The daily business briefing: September 22, 2022
Fed announces another big interest-rate hike to fight inflation, New York's attorney general sues Trump for alleged business fraud, and more
Fed raises interest rates by another 0.75 points to fight inflation
The Federal Reserve announced Wednesday that it will raise its benchmark short-term interest rate by three-quarters of a percentage point in its ongoing effort to fight high inflation. It was the third unusually large rate increase in a row by the Fed, after 0.75-point increases in June and July.

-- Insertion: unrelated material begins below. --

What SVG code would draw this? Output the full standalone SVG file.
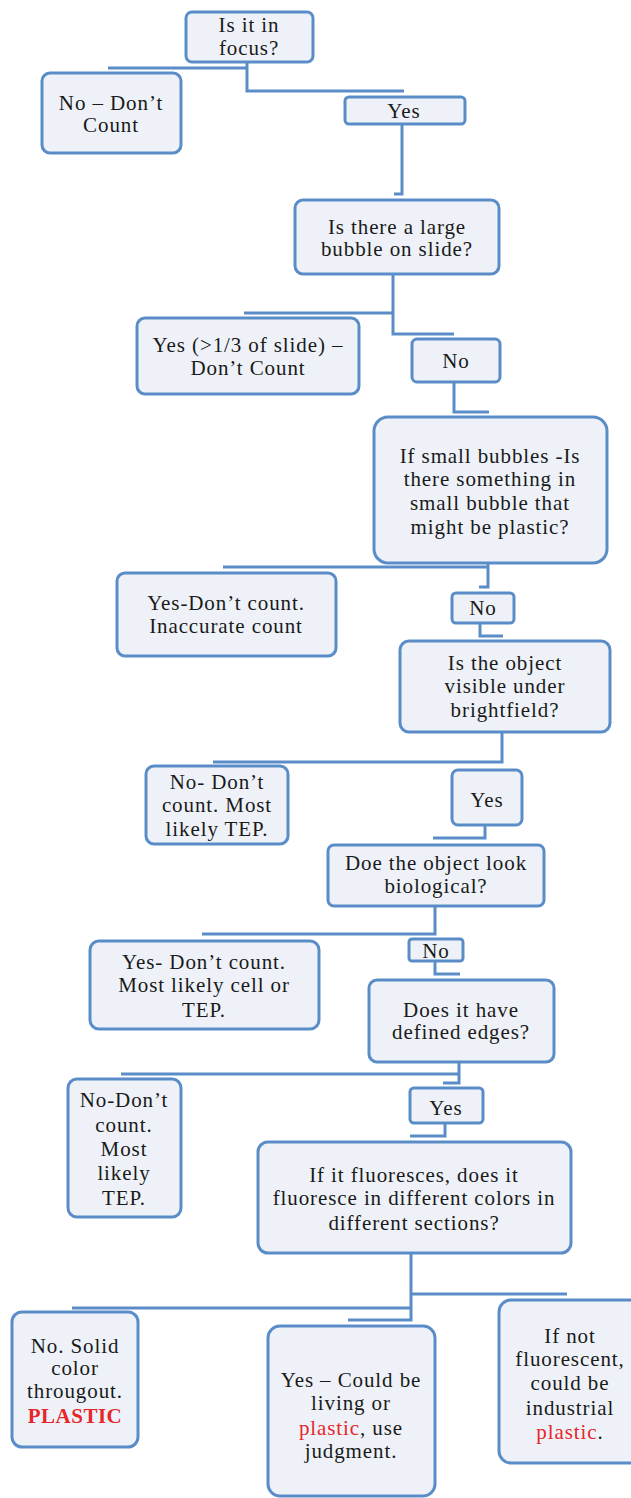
<svg xmlns="http://www.w3.org/2000/svg" width="631" height="1498" viewBox="0 0 631 1498">
<style>
.box{fill:#eef2f8;stroke:#5a8dc8;stroke-width:3}
.c{fill:none;stroke:#5a8dc8;stroke-width:3}
text{font-family:"Liberation Serif","Times New Roman",serif;font-size:21px;letter-spacing:0.9px;fill:#1a1a1a;text-anchor:middle}
.red{fill:#e8262a}
.b{font-weight:bold;letter-spacing:0.5px}
</style>
<rect width="631" height="1498" fill="#ffffff"/>
<g id="connectors">
<path class="c" d="M247,62 V91 H404 M108,68 H247"/>
<path class="c" d="M402,124 V194 H394"/>
<path class="c" d="M393,274 V334 H454 M244,313 H393"/>
<path class="c" d="M454,382 V412 H489"/>
<path class="c" d="M223,567 H488 M488,563 V587 H479"/>
<path class="c" d="M480,623 V636 H503"/>
<path class="c" d="M502,732 V762 H213"/>
<path class="c" d="M485,825 V838 H433"/>
<path class="c" d="M435,906 V934 H202"/>
<path class="c" d="M435,961 V974 H460"/>
<path class="c" d="M459,1062 V1083 H443 M121,1074 H459"/>
<path class="c" d="M445,1123 V1136 H410"/>
<path class="c" d="M411,1253 V1320 H348 M72,1308 H411 M411,1294 H567"/>
</g>
<g id="n1"><rect class="box" x="186" y="12" width="127" height="50" rx="6"/><text x="249" y="32">Is it in</text><text x="249" y="55">focus?</text></g>
<g id="n2"><rect class="box" x="42" y="73" width="139" height="80" rx="8"/><text x="111" y="110">No – Don’t</text><text x="111" y="132">Count</text></g>
<g id="n3"><rect class="box" x="345" y="97" width="120" height="27" rx="4"/><text x="404" y="118">Yes</text></g>
<g id="n4"><rect class="box" x="295" y="200" width="204" height="74" rx="8"/><text x="397" y="234">Is there a large</text><text x="397" y="256">bubble on slide?</text></g>
<g id="n5"><rect class="box" x="137" y="318" width="222" height="76" rx="8"/><text x="248" y="352">Yes (&gt;1/3 of slide) –</text><text x="248" y="375">Don’t Count</text></g>
<g id="n6"><rect class="box" x="412" y="339" width="88" height="43" rx="5"/><text x="456" y="368">No</text></g>
<g id="n7"><rect class="box" x="374" y="417" width="233" height="146" rx="14"/><text x="490" y="463">If small bubbles -Is</text><text x="490" y="486">there something in</text><text x="490" y="510">small bubble that</text><text x="490" y="534">might be plastic?</text></g>
<g id="n8"><rect class="box" x="117" y="573" width="219" height="83" rx="8"/><text x="226" y="610">Yes-Don’t count.</text><text x="226" y="633">Inaccurate count</text></g>
<g id="n9"><rect class="box" x="452" y="593" width="62" height="30" rx="4"/><text x="483" y="615">No</text></g>
<g id="n10"><rect class="box" x="400" y="641" width="210" height="91" rx="9"/><text x="505" y="670">Is the object</text><text x="505" y="693">visible under</text><text x="505" y="717">brightfield?</text></g>
<g id="n11"><rect class="box" x="146" y="766" width="142" height="78" rx="8"/><text x="217" y="789">No- Don’t</text><text x="217" y="812">count. Most</text><text x="217" y="836">likely TEP.</text></g>
<g id="n12"><rect class="box" x="452" y="770" width="70" height="55" rx="6"/><text x="487" y="807">Yes</text></g>
<g id="n13"><rect class="box" x="328" y="845" width="216" height="61" rx="6"/><text x="436" y="870">Doe the object look</text><text x="436" y="893">biological?</text></g>
<g id="n14"><rect class="box" x="90" y="941" width="229" height="88" rx="9"/><text x="204" y="969">Yes- Don’t count.</text><text x="204" y="992">Most likely cell or</text><text x="204" y="1017">TEP.</text></g>
<g id="n15"><rect class="box" x="409" y="939" width="54" height="22" rx="3"/><text x="436" y="958">No</text></g>
<g id="n16"><rect class="box" x="369" y="980" width="185" height="82" rx="8"/><text x="461" y="1017">Does it have</text><text x="461" y="1039">defined edges?</text></g>
<g id="n17"><rect class="box" x="68" y="1079" width="113" height="138" rx="9"/><text x="124" y="1107">No-Don’t</text><text x="124" y="1132">count.</text><text x="124" y="1156">Most</text><text x="124" y="1180">likely</text><text x="124" y="1205">TEP.</text></g>
<g id="n18"><rect class="box" x="410" y="1088" width="73" height="35" rx="4"/><text x="446" y="1115">Yes</text></g>
<g id="n19"><rect class="box" x="258" y="1142" width="313" height="111" rx="10"/><text x="414" y="1182">If it fluoresces, does it</text><text x="414" y="1205">fluoresce in different colors in</text><text x="414" y="1230">different sections?</text></g>
<g id="n20"><rect class="box" x="12" y="1312" width="126" height="135" rx="10"/><text x="75" y="1353">No. Solid</text><text x="75" y="1375">color</text><text x="75" y="1398">througout.</text><text x="75" y="1423" class="red b">PLASTIC</text></g>
<g id="n21"><rect class="box" x="268" y="1326" width="167" height="170" rx="12"/><text x="351" y="1387">Yes – Could be</text><text x="351" y="1410">living or</text><text x="351" y="1435"><tspan class="red">plastic</tspan>, use</text><text x="351" y="1458">judgment.</text></g>
<g id="n22"><rect class="box" x="499" y="1300" width="150" height="163" rx="12"/><text x="570" y="1343">If not</text><text x="570" y="1366">fluorescent,</text><text x="570" y="1390">could be</text><text x="570" y="1415">industrial</text><text x="570" y="1439"><tspan class="red">plastic</tspan>.</text></g>
</svg>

Wednesday's increase lifted the rate to a range of 3 percent to 3.25 percent, the highest since early 2008. The central bank's policy makers indicated they are likely to raise the rate to 4.4 percent by the end of the year, and to about 4.6 percent in 2023. The higher rates increase borrowing costs, such as with mortgages and business loans. The goal is to get consumers and businesses to borrow and spend less to ease inflation, but the Fed acknowledged that could come with significant costs to the economy.
New York attorney general sues Trump for alleged business fraud
New York Attorney General Letitia James filed a lawsuit Wednesday against former President Donald Trump and his company, the Trump Organization, for alleged fraud. The civil suit also names three of Trump's children — Donald Trump Jr., Ivanka Trump, and Eric Trump. The suit, which follows a three-year investigation, details how Trump and his company "repeatedly and consistently manipulated the value of assets" to engineer better loans from banks and lower tax bills. Trump responded on his Truth Social media site, calling the lawsuit "another witch hunt" and James "a fraud who campaigned on a 'get Trump' platform." James is seeking $250 million in penalties and a ban on the Trumps running a business in the state.

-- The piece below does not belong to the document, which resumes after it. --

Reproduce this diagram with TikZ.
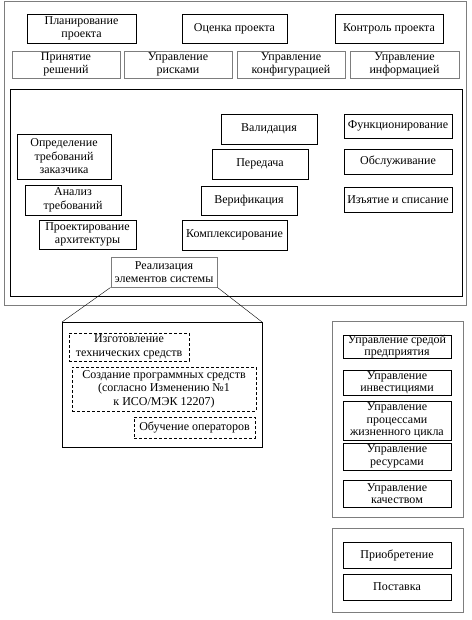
\documentclass[tikz,border=0pt]{standalone}
\usepackage{fontspec}
\setmainfont{Liberation Serif}
\definecolor{grayln}{RGB}{125,125,125}
\tikzset{
  bx/.style={draw, inner sep=0pt, align=center, font=\fontsize{12}{13.5}\selectfont},
  tbx/.style={bx, font=\fontsize{12}{12.5}\selectfont},
  gbx/.style={bx, draw=grayln, line width=0.9pt},
  dbx/.style={bx, dashed, dash pattern=on 3pt off 2pt},
}
\begin{document}
\begin{tikzpicture}[x=1pt,y=-1pt]
\useasboundingbox (0,0) rectangle (471,620);
% outer frames
\draw[grayln, line width=1pt] (4,2) rectangle (466,305);
\draw[line width=0.8pt] (10,89) rectangle (462,296);
% top rows
\node[bx, minimum width=109, minimum height=29] (plan) at (81.5,28.5) {Планирование\\проекта};
\node[bx, minimum width=105, minimum height=29] (ocen) at (234.5,28.5) {Оценка проекта};
\node[bx, minimum width=108, minimum height=29] (kontr) at (389,28.5) {Контроль проекта};
\node[gbx, minimum width=108, minimum height=27] (prin) at (66,64.5) {Принятие\\решений};
\node[gbx, minimum width=108, minimum height=27] (risk) at (178,64.5) {Управление\\рисками};
\node[gbx, minimum width=108, minimum height=27] (konf) at (291,64.5) {Управление\\конфигурацией};
\node[gbx, minimum width=109, minimum height=27] (inf) at (404.5,64.5) {Управление\\информацией};
% inner
\node[bx, minimum width=94, minimum height=45] (opr) at (64,156.5) {Определение\\требований\\заказчика};
\node[bx, minimum width=96, minimum height=30] (anal) at (73,200) {Анализ\\требований};
\node[bx, minimum width=97, minimum height=29] (arch) at (87.5,234.5) {Проектирование\\архитектуры};
\node[gbx, minimum width=106, minimum height=30] (real) at (164,272) {Реализация\\элементов системы};
\node[bx, minimum width=96, minimum height=30] (valid) at (269,129) {Валидация};
\node[bx, minimum width=96, minimum height=30] (pered) at (260,164) {Передача};
\node[bx, minimum width=96, minimum height=29] (verif) at (249,200.5) {Верификация};
\node[bx, minimum width=105, minimum height=30] (kompl) at (234.5,235) {Комплексирование};
\node[bx, minimum width=108, minimum height=24] (func) at (398,126) {Функционирование};
\node[bx, minimum width=108, minimum height=25] (obsl) at (398,161.5) {Обслуживание};
\node[bx, minimum width=108, minimum height=25] (izyat) at (398,199.5) {Изъятие и списание};
% lower expansion
\coordinate (ltl) at (62,322);
\coordinate (ltr) at (262,322);
\coordinate (lbl) at (62,447);
\coordinate (lbr) at (262,447);
\draw (real.south west) -- (ltl);
\draw (real.south east) -- (ltr);
\draw (ltl) -- (ltr) -- (lbr) -- (lbl) -- cycle;
\node[dbx, minimum width=120, minimum height=28] (izgot) at (129,347) {Изготовление\\технических средств};
\node[dbx, minimum width=184, minimum height=44] (sozd) at (164,389) {Создание программных средств\\(согласно Изменению №1\\к ИСО/МЭК 12207)};
\node[dbx, minimum width=121, minimum height=21] (obuch) at (194.5,427.5) {Обучение операторов};
% right groups
\draw[grayln, line width=1pt] (332,321) rectangle (463,517);
\node[tbx, minimum width=108, minimum height=23] (sreda) at (397,346.5) {Управление средой\\предприятия};
\node[tbx, minimum width=108, minimum height=25] (invest) at (397,382.5) {Управление\\инвестициями};
\node[tbx, minimum width=108, minimum height=39] (proc) at (397,420.5) {Управление\\процессами\\жизненного цикла};
\node[tbx, minimum width=108, minimum height=27] (resurs) at (397,456.5) {Управление\\ресурсами};
\node[tbx, minimum width=108, minimum height=27] (kach) at (397,493.5) {Управление\\качеством};
\draw[grayln, line width=1pt] (332,528) rectangle (463,612);
\node[bx, minimum width=108, minimum height=26] (priob) at (397,555) {Приобретение};
\node[bx, minimum width=108, minimum height=26] (post) at (397,587) {Поставка};
\end{tikzpicture}
\end{document}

Report: Meta nudges out staff to cut expenses without layoffs
Facebook parent company Meta Platforms has quietly started cutting staff as part of an effort to reduce expenses by 10 percent within months, The Wall Street Journal reported Wednesday, citing people familiar with the plans. The social media giant is reorganizing some departments, offering a narrow window for affected employees to apply for other jobs, with deeper cuts to follow. Meta is also looking for ways to reduce overhead and consulting costs as it tries to offset the impact of sputtering growth and rising competition. For weeks, Meta executives have been publicly acknowledging the business is in for some "ruthless prioritization" that would require hiring freezes, although they didn't mention layoffs.
Stock futures rise after Fed rate hike spurs selloff
U.S. stock futures made modest gains early Thursday after the Federal Reserve's latest interest rate hike fueled big losses on Wednesday. Dow Jones Industrial Average futures were up 0.3 percent at 6:45 a.m. ET. S&P 500 and Nasdaq futures were up 0.2 percent. The three main U.S. indexes closed down on Wednesday after the Fed announced a third straight 0.75-point increase to its benchmark short-term interest rate as it continues to fight high inflation. The Dow, which was up more than 300 points during the day, closed down 1.7 percent, as did the S&P 500, and the Nasdaq dropped 1.8 percent, continuing a recent selloff spurred by fears that rising borrowing costs could tip the economy into a recession.
Home sales plunged in August as mortgage rates rose
Home sales fell sharply for the seventh straight month in August, according to a Wednesday report from the National Association of Realtors. Existing home sales fell 19.9 percent from a year earlier, and 0.4 percent compared to July. The decline put sales at their weakest level since May 2020 as rising mortgage rates and high home prices pushed some buyers out of the market. The median home price was up 7.7 percent from a year ago at $389,500, but down from a record high of $413,800. The average 30-year fixed-rate mortgage hit 6 percent last week, the highest since 2008 and about double what it was a year earlier. "The softness in home sales reflects this year's escalating mortgage rates," said Lawrence Yun, NAR's chief economist.